Marlborough’s Jubilee Centre on the High Street has built an enviable reputation over the years for creating a community of elder members from the town and surrounding area, offering them entertainment, purpose, activity, interaction – as well as regular meals and drinks. And of course transport from home to centre and back again.
The Jubilee Centre looks after its members. Many will be living on their own with no close family nearby, or in certain cases no family at all. But others who come in to the centre on a very regular basis will have their own (adjacent) family, neighbourhood groups and friends, and they still come in because they value and enjoy the community that the centre provides.
For years the centre has been part-funded by grant from Wiltshire Council. Members pay as well but what comes from Wiltshire Council is vital. But grant funding, a legacy carried over from the days of Kennet District Council isn’t a method of support that the Council (Wiltshire) wishes to entertain going forward. So Marlborough’s Jubilee Centre, along, we understand with the Enablement Hub, formerly New Road Day Centre (which moved to the Marlborough Town Football club premises last October) will, as from the next financial year (starting in April) have their annual grant cut from (in the case of The Jubilee Centre) £30,000 to £15,000. Halved. And nothing the following year.
However, that is designed to cover the just first half of this coming year, and not to give a sudden shock. If this were to cover the entire year the Jubilee Centre would not be able to exist as it currently does. Marlborough’s elderly community would suffer greatly, many members who are still in independent living may be forced into social care – a vastly more expensive option – and an important and valuable element of the members’ routines and daily lives would disappear.
Hopefully this won’t happen as Wiltshire Council will be replacing the grant system with what is described as an ‘Open Framework’, where lunch clubs and friendship groups such as the Jubilee and (former) New Road Day (now ‘Enablement Hub’) centres are made ‘more accountable’ for what they receive.
What are the criteria for accountability? In mid-January notification was sent by Wiltshire to both Centres (and to other friendship groups and luncheon clubs across the County) informing them of the impending change. The notification stated that ‘we (the Council) want to provide more personalised options that benefit those who most need our support’. It went on to detail the criteria by which funding level will be assessed and judged. This comprises:
- Focus on the strengths and potential of people
- Make a positive difference in people’s lives
- Increase choice and control
- Help people develop their life skills
“That’s exactly what we do already and have done since we started” explained Sally Wolfenden, Chair of Trustees at The Jubilee Centre when asked about how the proposed funding change might affect the centre.
“We create a community for our members” she added, explaining that the service they provide to everyone attending is home door to home door. With company, entertainment, meals and friends engagement filling in the time between pick up in the morning and drop off in the afternoon. Transport is part of that service, a vital part.

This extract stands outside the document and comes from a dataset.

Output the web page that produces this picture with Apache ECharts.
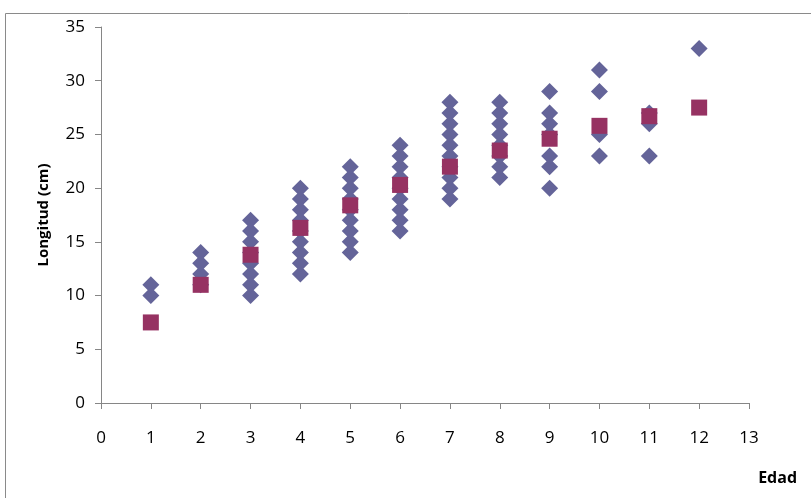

“We believe that we are providing exactly what Wiltshire Council say they need” stated Sally. The national debate of the cost of Social Care against Health is raging at present and were the Jubilee Centre to have to cut membership, or even close completely, the amount spent in grant or ‘open framework’ support would be dwarfed by the additional cost of the social care needs required even by only a small proportion of the current membership were their daily routines to be taken away. “We are accountable” she said, adding that this had always potentially been so had it been required as a condition of the grant funding process. But it wasn’t.
“We need more members” added Sally when asked about the issues other than immediate funding that face the Centre. “We create independence for our members” she said, adding that the real task for the centre is to reach neighbours, relatives, friends and associates of the gradually ageing people in the Marlborough community. To tell them about the Jubilee Centre so that they can let their relative(s) or friend(s) discover a new lease of life by frequent visits to the Centre, and “give them a new and different purpose in life through the activities with new (and old) friends who also come in on a regular basis”. Adding as an example “Board games is a new activity on Wednesday afternoons, open to young and young at heart (that’s important to attract both new members and new volunteers. Not just more older people crossing the threshold!) and we might even introduce Ma Jong”.
Volunteers are integral to the everyday operation of the centre. As well as becoming involved in the Jubilee Centre community and engaging in activities such as playing board games, they engage members by helping maintain some level of independence for the members, visiting shops, the Post Office, banks and more, and even enabling members to reach these places by wheelchair if necessary. All part of a normal Jubilee Centre day.
The Jubilee Centre is open to any member of Marlborough’s older community but also to those younger as well who could volunteer. “We want people who could help the centre, and could be helped by the centre” Sally noted, emphasising how Jubilee is there for everyone, not just the elderly in the community, but for all and for those of every background and experience.